Now, I can loop over each of these etrees in my folios list and do some analysis. I noted in my last post that researchers record basic statistics for codicological data by examining a sample size of folios for the manuscript by hand. Because my XML transcription encodes the kind of data researchers look for, I can find this information for all the folios I have transcribed, which are now saved in my list of trees. I want to know the number of columns per page, lines per column, words per line, total number of words, total number of corrections, where those corrections are, etc. 

While I know that I only transcribed 2 Timothy and Titus in the example transcription for the last post, I want to write the code in a way that can determine what the biblical content is. I can see in the XML structure that every shift in biblical books, chapters, and verses is marked with a div tag that encodes the book, chapter, and verse numbers. The books are organized by the letter B and a number, starting at 1 for Matthew and ending at 27 for Revelation. I created a Python dictionary using the book encoding as keys and the corresponding biblical books as values.

I want all the information on the folios saved into an Excel-like format displaying information in rows and columns. After tinkering with a few designs, I wanted one row of data corresponding to a single line. To achieve this, the next library from my list above can help. The Pandas library is a powerful Python library for structuring data into a Dataframe (rows and columns). To convert my data into a Dataframe, I need a dictionary where each key is the columns, and the values are lists that contain data for the rows. I initialized this dictionary to fill it with the data I wanted.

Now comes the most complicated bit of code yet. Again, being self-taught, this may not be the most efficient or elegant solution, but it works. I loop through all the etree elements in my folio list and then through each tag in the present element. I initialize an empty variable for each piece of data I want for each column, and when I encounter specific tags, these variables get updated. Once I have finished looping through all the tags, I append the variable to the appropriate dictionary lists.

I’ll briefly mention the last Library on my list, Decimal, because it can be seen inside the loop in the image above. I used Decimal to help make some of the math operations I will perform on the data more precise. When a word breaks across two lines, I count these as half a word for the words per line, and Decimal provides more precise operations on decimal numbers than the standard float type. 

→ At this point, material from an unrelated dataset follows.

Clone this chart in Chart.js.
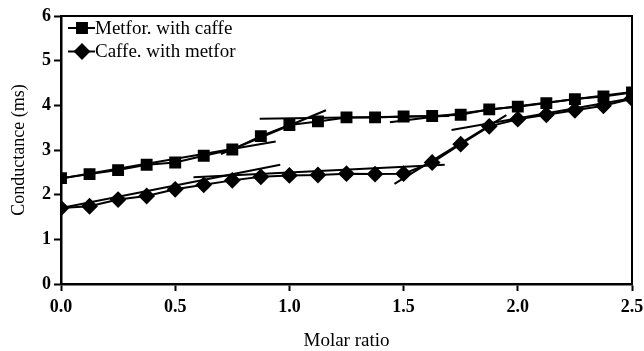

Now, I can convert my dictionary to a Pandas Dataframe. Because of the structure of the XML, I technically have a zero line, so I drop all rows that contain a line number equal to zero and reset the index. To keep things fresh for this post, I used the INTF’s published transcription of P46 for this code this time.

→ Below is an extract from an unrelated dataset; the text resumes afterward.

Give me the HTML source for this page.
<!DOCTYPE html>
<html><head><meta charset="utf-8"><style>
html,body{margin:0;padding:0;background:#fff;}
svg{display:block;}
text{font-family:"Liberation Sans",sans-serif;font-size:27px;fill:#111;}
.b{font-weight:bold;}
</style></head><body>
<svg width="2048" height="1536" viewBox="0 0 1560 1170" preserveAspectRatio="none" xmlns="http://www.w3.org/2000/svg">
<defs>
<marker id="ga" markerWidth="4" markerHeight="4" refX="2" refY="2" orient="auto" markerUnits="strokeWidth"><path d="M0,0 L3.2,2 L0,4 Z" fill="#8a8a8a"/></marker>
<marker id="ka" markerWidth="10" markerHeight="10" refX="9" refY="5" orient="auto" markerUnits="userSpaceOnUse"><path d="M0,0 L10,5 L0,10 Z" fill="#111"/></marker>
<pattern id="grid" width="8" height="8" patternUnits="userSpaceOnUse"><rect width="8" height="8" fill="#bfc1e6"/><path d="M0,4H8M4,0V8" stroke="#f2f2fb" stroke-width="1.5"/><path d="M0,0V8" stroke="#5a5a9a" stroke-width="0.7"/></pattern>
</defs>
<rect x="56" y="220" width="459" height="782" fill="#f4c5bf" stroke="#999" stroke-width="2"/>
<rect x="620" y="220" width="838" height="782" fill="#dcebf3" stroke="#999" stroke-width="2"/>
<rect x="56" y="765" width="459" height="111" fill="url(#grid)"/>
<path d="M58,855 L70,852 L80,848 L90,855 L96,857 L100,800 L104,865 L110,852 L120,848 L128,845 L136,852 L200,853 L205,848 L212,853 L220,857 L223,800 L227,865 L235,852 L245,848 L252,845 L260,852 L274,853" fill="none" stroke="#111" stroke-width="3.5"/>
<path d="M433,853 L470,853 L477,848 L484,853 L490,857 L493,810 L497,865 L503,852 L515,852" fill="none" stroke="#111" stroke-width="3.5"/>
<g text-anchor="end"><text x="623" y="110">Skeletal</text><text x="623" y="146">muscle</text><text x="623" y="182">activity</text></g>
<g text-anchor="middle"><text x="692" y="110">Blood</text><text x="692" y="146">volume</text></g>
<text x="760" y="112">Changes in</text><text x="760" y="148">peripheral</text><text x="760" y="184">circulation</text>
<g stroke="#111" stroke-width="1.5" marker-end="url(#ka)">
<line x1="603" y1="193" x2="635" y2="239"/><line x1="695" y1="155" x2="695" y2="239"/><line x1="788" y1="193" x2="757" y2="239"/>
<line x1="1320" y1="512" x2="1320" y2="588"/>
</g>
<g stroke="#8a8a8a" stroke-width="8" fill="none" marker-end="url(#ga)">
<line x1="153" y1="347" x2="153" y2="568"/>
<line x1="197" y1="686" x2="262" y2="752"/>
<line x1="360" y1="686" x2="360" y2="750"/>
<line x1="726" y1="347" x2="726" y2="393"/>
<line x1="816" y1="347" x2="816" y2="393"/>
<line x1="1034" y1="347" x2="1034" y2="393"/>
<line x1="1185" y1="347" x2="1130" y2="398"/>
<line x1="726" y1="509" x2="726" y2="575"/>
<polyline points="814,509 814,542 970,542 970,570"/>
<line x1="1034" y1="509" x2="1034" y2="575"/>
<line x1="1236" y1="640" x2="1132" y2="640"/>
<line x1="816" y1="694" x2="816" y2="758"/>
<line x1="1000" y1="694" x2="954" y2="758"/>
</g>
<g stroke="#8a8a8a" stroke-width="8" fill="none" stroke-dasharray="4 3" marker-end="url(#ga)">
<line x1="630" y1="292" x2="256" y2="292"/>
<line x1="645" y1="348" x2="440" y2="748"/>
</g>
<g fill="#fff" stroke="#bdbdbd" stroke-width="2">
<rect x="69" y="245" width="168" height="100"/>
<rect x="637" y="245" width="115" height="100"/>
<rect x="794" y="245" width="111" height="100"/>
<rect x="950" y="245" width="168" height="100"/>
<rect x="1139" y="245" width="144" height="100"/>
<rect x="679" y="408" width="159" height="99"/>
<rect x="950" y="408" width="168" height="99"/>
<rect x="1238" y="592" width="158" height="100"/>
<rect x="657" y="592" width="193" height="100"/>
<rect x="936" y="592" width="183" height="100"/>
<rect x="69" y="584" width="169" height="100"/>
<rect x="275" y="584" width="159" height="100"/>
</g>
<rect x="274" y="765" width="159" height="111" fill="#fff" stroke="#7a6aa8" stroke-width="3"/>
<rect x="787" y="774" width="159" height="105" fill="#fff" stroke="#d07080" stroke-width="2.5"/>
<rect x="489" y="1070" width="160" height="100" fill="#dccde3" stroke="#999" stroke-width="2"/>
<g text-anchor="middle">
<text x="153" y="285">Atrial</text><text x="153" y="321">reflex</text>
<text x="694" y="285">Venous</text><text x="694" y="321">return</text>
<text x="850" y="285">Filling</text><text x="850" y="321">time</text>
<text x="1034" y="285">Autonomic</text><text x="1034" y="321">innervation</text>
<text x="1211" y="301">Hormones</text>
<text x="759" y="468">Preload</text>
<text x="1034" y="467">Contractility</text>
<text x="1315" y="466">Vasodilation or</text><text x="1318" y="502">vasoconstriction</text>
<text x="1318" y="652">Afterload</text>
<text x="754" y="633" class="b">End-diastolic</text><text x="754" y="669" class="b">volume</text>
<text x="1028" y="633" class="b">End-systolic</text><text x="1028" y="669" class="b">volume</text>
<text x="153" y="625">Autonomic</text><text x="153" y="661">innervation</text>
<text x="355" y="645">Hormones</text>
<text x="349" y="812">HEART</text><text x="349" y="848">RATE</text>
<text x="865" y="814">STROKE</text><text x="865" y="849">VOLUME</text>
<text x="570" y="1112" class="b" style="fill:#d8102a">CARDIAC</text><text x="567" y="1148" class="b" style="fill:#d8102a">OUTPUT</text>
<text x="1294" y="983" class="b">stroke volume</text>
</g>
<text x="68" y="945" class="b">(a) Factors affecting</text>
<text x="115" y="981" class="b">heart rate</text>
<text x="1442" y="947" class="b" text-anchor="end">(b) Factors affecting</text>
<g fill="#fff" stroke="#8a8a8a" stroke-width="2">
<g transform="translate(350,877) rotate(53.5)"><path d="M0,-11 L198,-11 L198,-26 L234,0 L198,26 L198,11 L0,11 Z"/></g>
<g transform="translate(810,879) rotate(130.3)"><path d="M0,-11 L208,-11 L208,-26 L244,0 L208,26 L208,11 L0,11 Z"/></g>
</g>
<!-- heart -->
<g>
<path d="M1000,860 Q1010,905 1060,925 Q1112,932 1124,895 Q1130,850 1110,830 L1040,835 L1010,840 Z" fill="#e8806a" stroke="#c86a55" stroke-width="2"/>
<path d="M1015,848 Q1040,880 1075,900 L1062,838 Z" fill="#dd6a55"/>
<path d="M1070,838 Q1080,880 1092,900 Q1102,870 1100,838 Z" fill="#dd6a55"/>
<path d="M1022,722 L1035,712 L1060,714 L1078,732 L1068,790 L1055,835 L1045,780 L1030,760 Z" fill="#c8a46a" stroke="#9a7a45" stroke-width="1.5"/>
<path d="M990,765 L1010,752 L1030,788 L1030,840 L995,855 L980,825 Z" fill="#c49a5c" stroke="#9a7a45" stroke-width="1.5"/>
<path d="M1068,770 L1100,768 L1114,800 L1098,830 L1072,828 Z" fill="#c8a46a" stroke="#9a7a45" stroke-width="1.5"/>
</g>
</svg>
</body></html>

Now, I can query this Dataframe in all sorts of ways.

I can also look for information about corrections.

Conclusion

This is how I chose to tackle this problem and how I chose to organize my data. The beauty of Python is that you can easily customize what I have done here to suit your needs better or improve upon the approach I took here. I hope to have demonstrated some resources you can use to leverage Python to analyze TEI-XML transcriptions for information such as codicological statistics. If you have already done the hard work of transcribing a whole manuscript in TEI-XML, you should squeeze every ounce of information out of that transcription. Because XML is machine-readable, Python provides the means to read that XML and convert it to the data you need.